* Your goal
Give an exact copy of every line, leaving images out.

* Dataset extract
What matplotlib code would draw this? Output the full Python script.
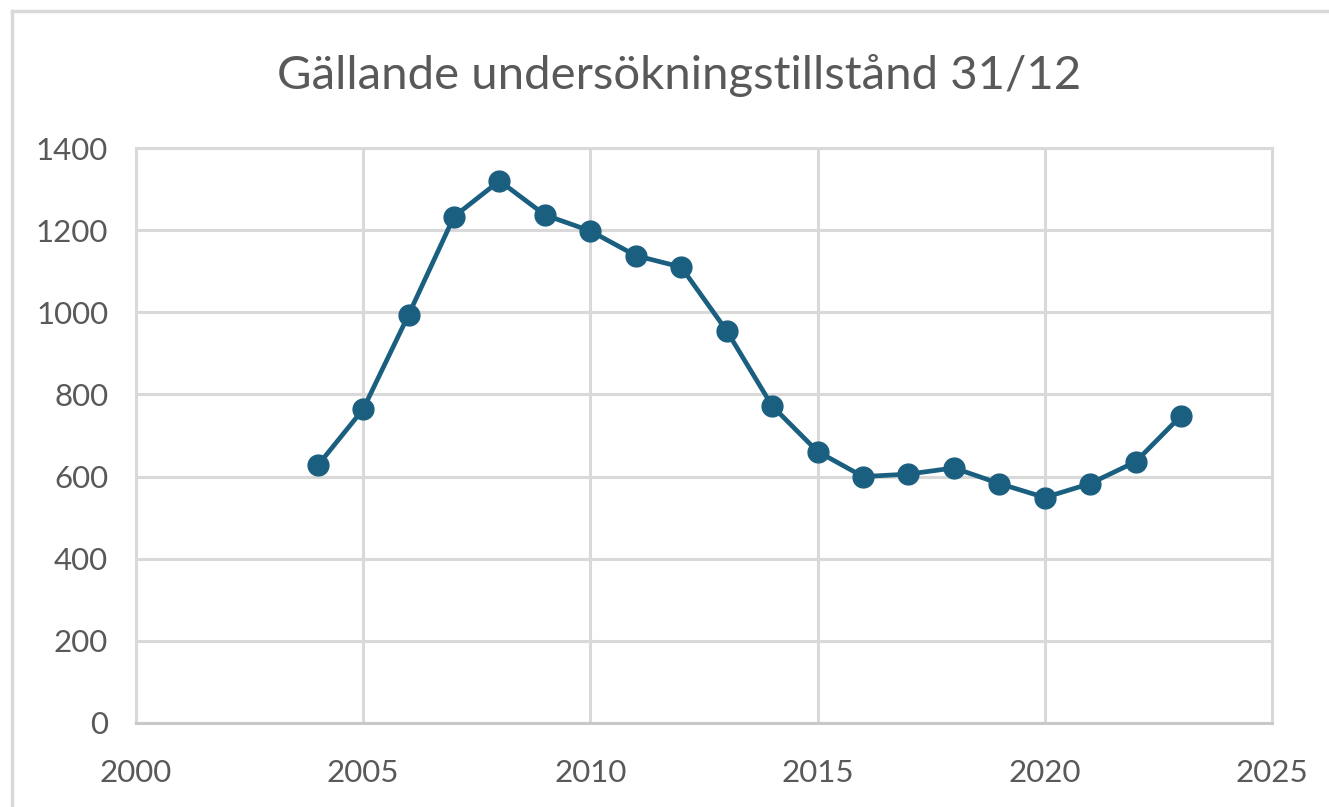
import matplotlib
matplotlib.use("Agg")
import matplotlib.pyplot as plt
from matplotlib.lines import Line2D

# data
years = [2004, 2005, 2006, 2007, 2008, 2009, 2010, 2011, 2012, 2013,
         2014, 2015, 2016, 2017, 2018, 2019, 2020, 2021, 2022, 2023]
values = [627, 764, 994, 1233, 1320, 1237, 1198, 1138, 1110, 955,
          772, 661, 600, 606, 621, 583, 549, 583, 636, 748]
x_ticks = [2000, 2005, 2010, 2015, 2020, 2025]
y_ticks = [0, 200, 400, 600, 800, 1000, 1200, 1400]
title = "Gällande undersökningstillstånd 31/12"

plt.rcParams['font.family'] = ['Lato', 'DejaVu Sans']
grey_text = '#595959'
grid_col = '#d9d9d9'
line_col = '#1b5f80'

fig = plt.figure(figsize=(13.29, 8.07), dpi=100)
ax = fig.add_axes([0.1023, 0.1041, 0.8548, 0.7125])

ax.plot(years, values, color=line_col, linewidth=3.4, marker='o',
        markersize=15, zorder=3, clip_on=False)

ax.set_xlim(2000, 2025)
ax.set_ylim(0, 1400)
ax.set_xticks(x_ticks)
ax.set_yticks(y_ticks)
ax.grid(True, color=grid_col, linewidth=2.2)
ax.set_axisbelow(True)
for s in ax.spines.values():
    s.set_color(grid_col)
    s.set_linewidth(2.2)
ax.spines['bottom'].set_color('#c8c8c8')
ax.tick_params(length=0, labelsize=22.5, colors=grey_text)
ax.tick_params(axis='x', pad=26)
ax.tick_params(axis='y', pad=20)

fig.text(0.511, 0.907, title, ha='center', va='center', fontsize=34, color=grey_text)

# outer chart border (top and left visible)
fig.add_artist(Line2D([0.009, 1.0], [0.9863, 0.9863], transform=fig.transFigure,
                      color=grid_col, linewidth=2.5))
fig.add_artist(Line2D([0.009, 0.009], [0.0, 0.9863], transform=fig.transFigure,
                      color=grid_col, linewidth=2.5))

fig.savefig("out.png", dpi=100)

* Complete output
What matplotlib code would draw this? Output the full Python script.
import matplotlib
matplotlib.use("Agg")
import matplotlib.pyplot as plt
from matplotlib.lines import Line2D

# data
years = [2004, 2005, 2006, 2007, 2008, 2009, 2010, 2011, 2012, 2013,
         2014, 2015, 2016, 2017, 2018, 2019, 2020, 2021, 2022, 2023]
values = [627, 764, 994, 1233, 1320, 1237, 1198, 1138, 1110, 955,
          772, 661, 600, 606, 621, 583, 549, 583, 636, 748]
x_ticks = [2000, 2005, 2010, 2015, 2020, 2025]
y_ticks = [0, 200, 400, 600, 800, 1000, 1200, 1400]
title = "Gällande undersökningstillstånd 31/12"

plt.rcParams['font.family'] = ['Lato', 'DejaVu Sans']
grey_text = '#595959'
grid_col = '#d9d9d9'
line_col = '#1b5f80'

fig = plt.figure(figsize=(13.29, 8.07), dpi=100)
ax = fig.add_axes([0.1023, 0.1041, 0.8548, 0.7125])

ax.plot(years, values, color=line_col, linewidth=3.4, marker='o',
        markersize=15, zorder=3, clip_on=False)

ax.set_xlim(2000, 2025)
ax.set_ylim(0, 1400)
ax.set_xticks(x_ticks)
ax.set_yticks(y_ticks)
ax.grid(True, color=grid_col, linewidth=2.2)
ax.set_axisbelow(True)
for s in ax.spines.values():
    s.set_color(grid_col)
    s.set_linewidth(2.2)
ax.spines['bottom'].set_color('#c8c8c8')
ax.tick_params(length=0, labelsize=22.5, colors=grey_text)
ax.tick_params(axis='x', pad=26)
ax.tick_params(axis='y', pad=20)

fig.text(0.511, 0.907, title, ha='center', va='center', fontsize=34, color=grey_text)

# outer chart border (top and left visible)
fig.add_artist(Line2D([0.009, 1.0], [0.9863, 0.9863], transform=fig.transFigure,
                      color=grid_col, linewidth=2.5))
fig.add_artist(Line2D([0.009, 0.009], [0.0, 0.9863], transform=fig.transFigure,
                      color=grid_col, linewidth=2.5))

fig.savefig("out.png", dpi=100)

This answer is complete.